First, double taxation arises from the conflicts between residence rules. The above employee is both a tax residence of Canada and the US as per residence rules of each country. One the one hand, the employee suffers income tax due to his family ties with Canada. That is, his family members work and live in that country. On the other hand, he is a tax residence of the US that imposes worldwide tax on its nationals. Second, double taxation arises from the conflict of source rules between Hong Kong and China. The above employee is subject to income tax as he exercises employment in China, while he is also subject to salaries tax in HK because a contractual relationship has been created following the employment agreement concluded between him a HK company. Third, double taxation arises from the conflict between the residence rules and source rules. Where the employee is taxed in Canada because he has family ties with the country, the same income is subject to tax in China because the employee is performing his duty in China.
(II) Allocation of taxing rights between the signing states
(a) Assignment from HK to China
Let’s study the first example on how the problem of double taxation is solved.
In respect of the double tax claims by the US and Canada, the employee of the HK employer can refer to the Article 4 in the US-Canada DTA to solve the dual residence issue. According to the US-Canada DTA, the employee’s personal and economic relationship (the center of vital interest) with Canada shall take precedence over his US nationality in the determination of residence. In respect of the double tax claims by Canadian and Chinese tax authorities, the employee can avoid double tax as he is entitled under Article 21 of Canada-China DTA to the tax credit in Canada for tax paid to the Chinese tax authority on the income earned in China. Article 21 of Canada-China DTA operates to solve the residence-source conflict. In respect of the double tax claims by the tax authorities in HK and China, the employee can avoid the double tax arising from the clash in source rules by submitting an application for a tax exemption in Hong Kong on the strength of the taxes he has suffered and paid in China on the same income.
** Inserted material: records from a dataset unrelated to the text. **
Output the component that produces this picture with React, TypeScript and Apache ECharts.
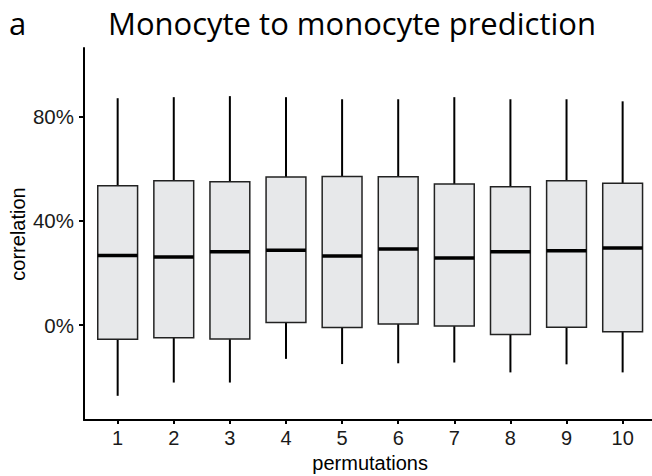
import React, { useEffect, useRef } from "react";
import * as echarts from "echarts";

const categories = [1, 2, 3, 4, 5, 6, 7, 8, 9, 10];
const whiskerLow = [-27.2, -22.1, -22.1, -13.0, -15.0, -14.7, -14.4, -18.2, -15.1, -18.2];
const q1 = [-5.5, -4.9, -5.4, 1.0, -0.9, 0.4, -0.4, -3.6, -0.8, -2.6];
const median = [26.7, 26.2, 28.2, 28.8, 26.5, 29.2, 25.8, 28.2, 28.6, 29.6];
const q3 = [53.5, 55.5, 55.1, 56.9, 57.1, 57.0, 54.2, 53.2, 55.5, 54.5];
const whiskerHigh = [87.2, 87.6, 88.0, 87.6, 86.8, 86.8, 87.6, 86.8, 86.8, 86.0];
const yTicks = [0, 40, 80];

const titleText = "Monocyte to monocyte prediction";
const panelLabel = "a";

export default function App() {
  const ref = useRef<HTMLDivElement>(null);
  useEffect(() => {
    if (!ref.current) return;
    const chart = echarts.init(ref.current, null, { renderer: "svg" });
    const data = categories.map((c, i) => [c, whiskerLow[i], q1[i], median[i], q3[i], whiskerHigh[i]]);
    const axisFont = "Liberation Sans, Arial, Helvetica, sans-serif";
    chart.setOption({
      animation: false,
      backgroundColor: "#ffffff",
      graphic: [
        {
          type: "text",
          x: 9,
          y: 23,
          style: { text: panelLabel, font: "31px 'Open Sans'", fill: "#000", textVerticalAlign: "middle" },
        },
        {
          type: "text",
          x: 108,
          y: 23,
          style: { text: titleText, font: "31px 'Open Sans'", fill: "#000", textVerticalAlign: "middle" },
        },
      ],
      grid: { left: 84, top: 48, width: 572.3, height: 372, containLabel: false, outerBoundsMode: "none" },
      xAxis: {
        type: "value",
        min: 0.4,
        max: 10.6,
        name: "permutations",
        nameLocation: "middle",
        nameGap: 33,
        nameTextStyle: { fontFamily: axisFont, fontSize: 20, color: "#000" },
        axisLine: { show: true, onZero: false, lineStyle: { color: "#000", width: 2 } },
        axisTick: { show: true, length: 4, lineStyle: { color: "#000", width: 2 }, customValues: categories },
        axisLabel: { show: true, margin: 8, fontFamily: axisFont, fontSize: 20, color: "#1a1a1a", customValues: categories },
        splitLine: { show: false },
      },
      yAxis: {
        type: "value",
        min: -36.5,
        max: 106.5,
        name: "correlation",
        nameLocation: "middle",
        nameGap: 56,
        nameRotate: 90,
        nameMoveOverlap: false,
        nameTextStyle: { fontFamily: axisFont, fontSize: 20, color: "#000" },
        axisLine: { show: true, onZero: false, lineStyle: { color: "#000", width: 2 } },
        axisTick: { show: true, length: 5, lineStyle: { color: "#000", width: 2 }, customValues: yTicks },
        axisLabel: {
          show: true,
          margin: 10,
          fontFamily: axisFont,
          fontSize: 20.5,
          color: "#1a1a1a",
          customValues: yTicks,
          formatter: (v: number) => `${v}%`,
        },
        splitLine: { show: false },
      },
      series: [
        {
          type: "custom",
          data,
          encode: { x: 0, y: [1, 2, 3, 4, 5] },
          renderItem: (params: any, api: any) => {
            const x = api.value(0);
            const lo = api.coord([x, api.value(1)]);
            const b = api.coord([x, api.value(2)]);
            const m = api.coord([x, api.value(3)]);
            const t = api.coord([x, api.value(4)]);
            const hi = api.coord([x, api.value(5)]);
            const w = api.size([0.71, 0])[0];
            const half = w / 2;
            return {
              type: "group",
              children: [
                { type: "line", shape: { x1: hi[0], y1: hi[1], x2: t[0], y2: t[1] }, style: { stroke: "#000", lineWidth: 2 } },
                { type: "line", shape: { x1: b[0], y1: b[1], x2: lo[0], y2: lo[1] }, style: { stroke: "#000", lineWidth: 2 } },
                {
                  type: "rect",
                  shape: { x: t[0] - half, y: t[1], width: w, height: b[1] - t[1] },
                  style: { fill: "#E7E8EA", stroke: "#222", lineWidth: 1.5 },
                },
                {
                  type: "line",
                  shape: { x1: m[0] - half, y1: m[1], x2: m[0] + half, y2: m[1] },
                  style: { stroke: "#000", lineWidth: 3.5 },
                },
              ],
            };
          },
        },
      ],
    });
    return () => chart.dispose();
  }, []);
  return <div ref={ref} style={{ position: "absolute", left: 0, top: 0, width: 652, height: 476 }} />;
}
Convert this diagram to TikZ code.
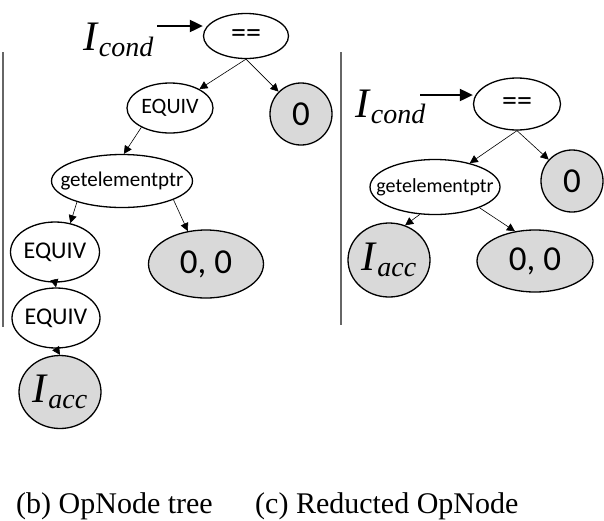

(b) Presence of employees in the host country
A double tax agreement can resolve the issue whether certain activities performed in one contracting state (country) by the employees of a company in the other contracting state, has created a taxable presence in the latter state. That is, whether the former has a permanent establishment in the latter.
Example - 2
An employee of a Japanese company is assigned to work in China continuously in connection with an engineering project of the PRC subsidiary for a period of 180 days.
There is a double tax problem, and the respective taxing rights of Japan and China are allocated in one of the following ways:
(i) As per DTA between Japan and China, the presence of employee does not create a permanent establishment in China if the following conditions are met: the employee stays in China for a period not exceeding 183 days in any 12-month period; and his income is not paid or borne by the PRC subsidiary. In this case, China does not tax the income; or
(ii) The presence of employee does create a permanent establishment in China where the parent company charges back the employee’s salaries to the PRC subsidiary. In this case, China taxes the income.
(c) Price adjustment
Example - 3
A holding company in country A, in order to reduce its taxable income, purchases goods from its subsidiary in country B at a unit price of USD10, which is above the arm’s length price of USD6. The tax authority later adjusts the purchase price from USD10 to USD6 following the completion of a transfer pricing audit. The group as a whole will be subject to double tax of USD4 per unit of the goods sold, in the absence of a corresponding downward adjustment of the selling price for the subsidiary in country B.
(III) Exchange of information
The exchange of information (EOI) article is provided with an aim to the prevention of fiscal evasion on income and capital, which also deals with double non-taxation of income that arises from the interaction of domestic tax rules of two or more contracting states. Specifically the EOI article operates to override the personal scope (Article 1) and taxes covered (Article 2) as provided in the OECD Model Tax Convention.
(a) Foreseeable relevance
The tax authorities of the contracting state shall exchange such information as is foreseeably relevant for carrying out the provisions of the DTA or to the administration or enforcement of the domestic laws of the contracting states concerning taxes covered by the DTA.
The EOI article is not subject to restriction by the personal scope under Article 1. The scope of information to be exchanged shall include the information in the possession or under control of a person located in the state of the requested authority, who may or may not be the tax resident of either state.
(b) Secrecy provision
Information shall be disclosed only to persons or authorities (including courts and administrative bodies) concerned with the assessment or collection of, the enforcement or prosecution in respect of, or the determination of appeals in relation to the taxes referred to in paragraph (a).
(c) Limitation to relevance and secrecy
The relevance and secrecy provisions are subject to restriction in the following way such that there is no requirement to (i) carry out administrative measures at variance with the laws and administrative practice, (ii) supply information not obtainable under the laws or in the normal course of the administration, of that or of the other contracting state, and (iii) supply information which would disclose any trade secret or process, or information the disclosure of which would be contrary to public policy.
Notwithstanding the provisions in the preceding paragraph, the requested authority should not refuse to do so even if the information is not relevant or needed in the assessment, collection or enforcement of the taxes at home. Equally, the requested state cannot decline the requesting state on ground that the information is held by bank, nominee, person acting in an agency or fiduciary capacity, or it relates to ownership interests in a person.
(IV) Definition of a person
The scope of a person is different between the avoidance of double taxation on income and exchange of information under the DTA articles. A person for purposes of (I) and (II) includes an individual, legal persons and legal arrangements (such as trusts), who are the residents of one or both contracting states. The term "person" for purpose of (III) includes not only residents but also non-residents, who are situated in the requested state and keep or control the tax information of the requesting state. Note that a non-profit (tax-exempt) organization, if it possesses or controls the required information, also falls under the scope of a person under EOI.